Chronological, functional, or hybrid? Learn which resume format works best for your situation, with examples and ATS compatibility tips.
Resume Format Matters More Than You Think
You could have the perfect experience for a job, but if your resume is formatted wrong, it might never get read. The wrong format can confuse ATS systems, frustrate hiring managers, and bury your best qualifications.
Here are the three main resume formats and when to use each one.
1. Reverse Chronological (Best for Most People)
This is the most common and most recommended format. Your work history is listed from most recent to oldest.
Structure:
- Contact information
- Professional summary
- Work experience (newest first)
- Skills
- Education
Best for:
- People with a steady career progression
- Anyone staying in the same industry
- Most job applications (this is what ATS systems expect)

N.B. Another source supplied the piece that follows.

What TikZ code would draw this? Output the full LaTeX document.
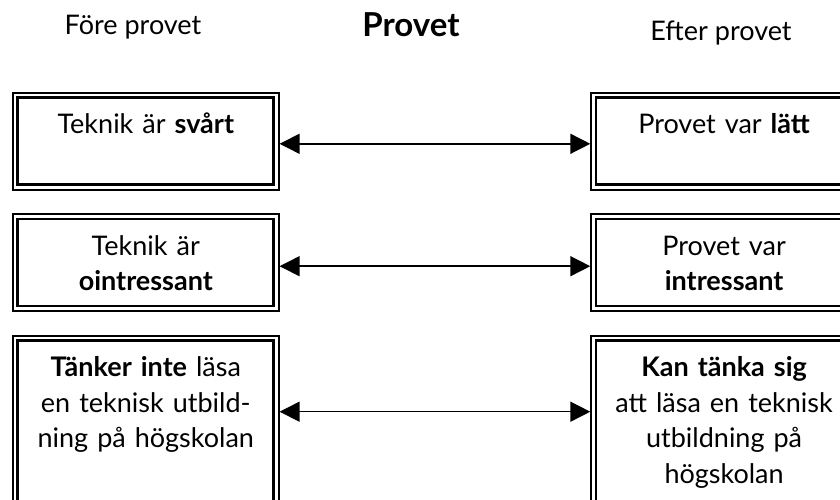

Why it works: Hiring managers can immediately see your career trajectory. ATS systems parse it easily because it follows the expected structure.

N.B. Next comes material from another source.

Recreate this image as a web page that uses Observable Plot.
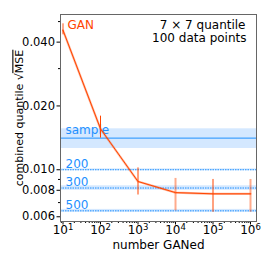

2. Functional (Skills-Based)
This format emphasizes skills over work history. Instead of listing jobs chronologically, you group achievements by skill category.
Structure:
- Contact information
- Professional summary
- Skills sections (with achievements grouped by category)
- Brief work history (just titles, companies, dates)
- Education
Best for:
- Career changers
- People with employment gaps
- Freelancers with varied project work
Warning: Many ATS systems struggle with functional resumes. Some hiring managers are also suspicious of this format because it can hide gaps. Use with caution.
3. Hybrid/Combination (The Modern Choice)
This format combines the best of both: a prominent skills section followed by chronological work experience.
Structure:
- Contact information
- Professional summary
- Key skills / core competencies
- Work experience (newest first, with achievements)
- Education
Best for:
- Senior professionals with deep expertise
- Career changers with transferable skills
- Anyone who wants to highlight both skills and experience
ATS Format Rules (Non-Negotiable)
Regardless of which format you choose, follow these rules to pass ATS screening:
- Use a single-column layout: multi-column designs confuse ATS parsers
- Use standard section headings: "Experience" not "My Journey"
- No headers or footers: ATS often can't read these
- No images, charts, or graphics: they're invisible to ATS
- Use standard fonts: Arial, Calibri, Georgia, Helvetica
- Save as PDF: preserves formatting across all systems
- No tables: even if they look great, most ATS can't parse them
The Font and Spacing Sweet Spot
- Font size: 10-12pt for body text, 14-16pt for your name
- Margins: 0.5 to 1 inch on all sides
- Line spacing: 1.0 to 1.15
- Length: 1 page for under 10 years experience, 2 pages for senior roles
Which Format Should You Choose?
For 90% of job seekers in 2026, the answer is reverse chronological or hybrid. These formats are ATS-friendly, recruiter-friendly, and let your experience speak for itself.
The functional format is a last resort - only use it if you genuinely need to restructure how your experience is presented.